* Given instruction: Extract the lines of the material below, beginning with the first and ending with the line that holds "import plotly.graph_objects as go". Skip every picture.

--- START ---

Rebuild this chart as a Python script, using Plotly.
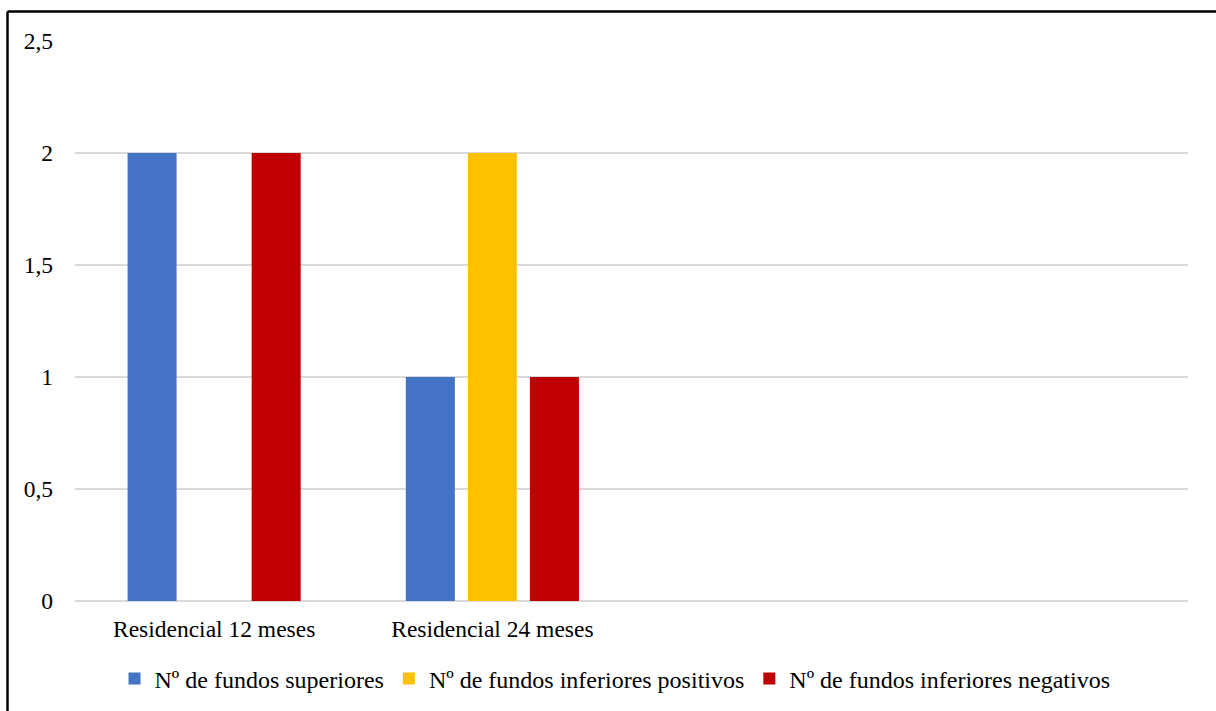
import plotly.graph_objects as go

categories = ["Residencial 12 meses", "Residencial 24 meses"]
positions = [0, 1]
series_names = ["Nº de fundos superiores", "Nº de fundos inferiores positivos", "Nº de fundos inferiores negativos"]
superiores = [2, 1]
inferiores_positivos = [0, 2]
inferiores_negativos = [2, 1]
colors = ["#4472C4", "#FFC000", "#C00000"]
y_ticks = [0, 0.5, 1, 1.5, 2, 2.5]

FONT = "Liberation Serif"

fig = go.Figure()
for name, vals, col in zip(series_names, [superiores, inferiores_positivos, inferiores_negativos], colors):
    fig.add_trace(go.Bar(x=positions, y=vals, name=name, marker=dict(color=col, line=dict(width=0))))

W, H = 1216, 711
L, R, T, B = 75, 28, 41, 110
pw, ph = W - L - R, H - T - B

def px_x(x):
    return (x - L) / pw

def px_y(y):
    return (H - B - y) / ph

fig.update_layout(
    width=W, height=H,
    margin=dict(l=L, r=R, t=T, b=B, autoexpand=False),
    paper_bgcolor="white", plot_bgcolor="white",
    separators=", ",
    barmode="group", bargap=0.331, bargroupgap=0.21,
    font=dict(family=FONT, size=23.5, color="#000000"),
    showlegend=True,
    legend=dict(orientation="h", x=px_x(615), xanchor="center", y=px_y(679), yanchor="middle",
                font=dict(family=FONT, size=24, color="#000000"), itemsizing="constant",
                traceorder="normal"),
    xaxis=dict(range=[-0.5, 3.5], tickvals=positions, ticktext=categories, showgrid=False,
               zeroline=False, showline=False, ticks="", ticklabelstandoff=11, automargin=False,
               tickfont=dict(family=FONT, size=23.5)),
    yaxis=dict(range=[0, 2.5], tickvals=y_ticks, showgrid=True, gridcolor="#d9d9d9", gridwidth=1.5,
               zeroline=True, zerolinecolor="#d9d9d9", zerolinewidth=1.5, showline=False,
               ticks="", ticklabelstandoff=21, automargin=False, tickfont=dict(family=FONT, size=23.5)),
    shapes=[
        dict(type="line", xref="paper", yref="paper", x0=px_x(7.5), x1=px_x(1230),
             y0=px_y(11.5), y1=px_y(11.5), line=dict(color="black", width=2.5)),
        dict(type="line", xref="paper", yref="paper", x0=px_x(7.5), x1=px_x(7.5),
             y0=px_y(11.5), y1=px_y(730), line=dict(color="black", width=2.5)),
    ],
)

fig.write_html("out.html")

--- END ---

* Solution to the problem:
Rebuild this chart as a Python script, using Plotly.
import plotly.graph_objects as go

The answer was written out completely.